A sharp sense of the ironic can be the equivalent of the faith that moves mountains. Far more quickly than reason or logic, irony can penetrate rage and puncture self-pity.

Boredom is the keynote of poverty... for where there is no money there is no change of any kind, not of scene or of routine.

Charity in the theater begins and ends with those who have a play opening within a week of one's own.

He's the kind of fellow I'd be if I were a Jew, isn't he?

I have a pet theory of my own, probably invalid, that the theatre is an inevitable refuge of the unhappy child.

I have had many successes and many failures in my life. My successes have always been for different reasons, but my failures have always been for the same reason: I said yes when I meant no.

Nobody bores any man as much as an unhappy female.

Nothing is immutable. The logic of one year is a folly of the next.

One begins with two people on a stage, and one of them had better say something pretty damn quick.

Playwriting, like begging in India, is an honorable but humbling profession.

Poor people know poor people, and rich people know rich people. It is one of the few things La Rochefoucauld did not say, but then La Rochefoucauld never lived in the Bronx.

Self-deception is sometimes as necessary a tool as a crowbar.

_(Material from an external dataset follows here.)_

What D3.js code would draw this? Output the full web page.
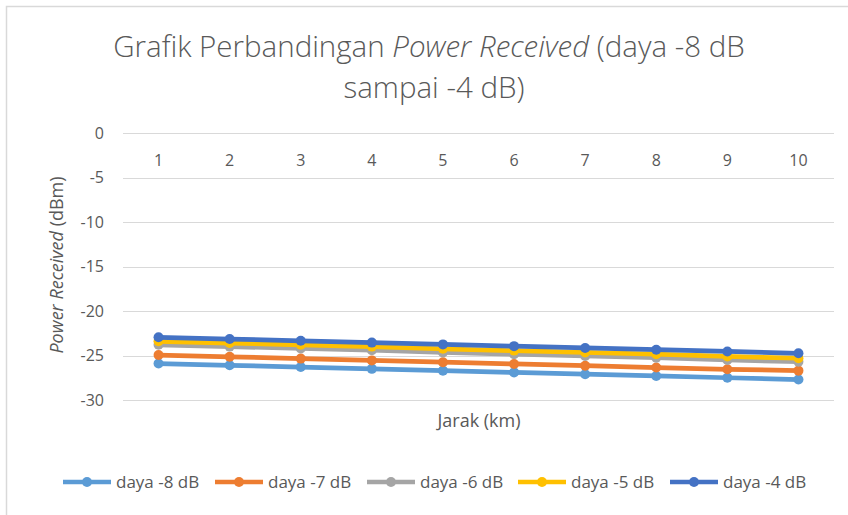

So far as I know, anything worth hearing is not usually uttered at seven o'clock in the morning; and if it is, it will generally be repeated at a more reasonable hour for a larger and more wakeful audience.

The self-hatred that destroys is the waste of unfulfilled promise.

The theatre breeds its own kind of cruelty, and its sadism takes on a keener edge since it can be enjoyed under the innocent guise of critical judgment.

There is nothing like tasting the grit of fear for rediscovering that the umbilical cord is made of piano wire.

There's nothing the matter with Hollywood that a good earthquake couldn't cure.

You'd be surprised how many kings are only a queen with a moustache.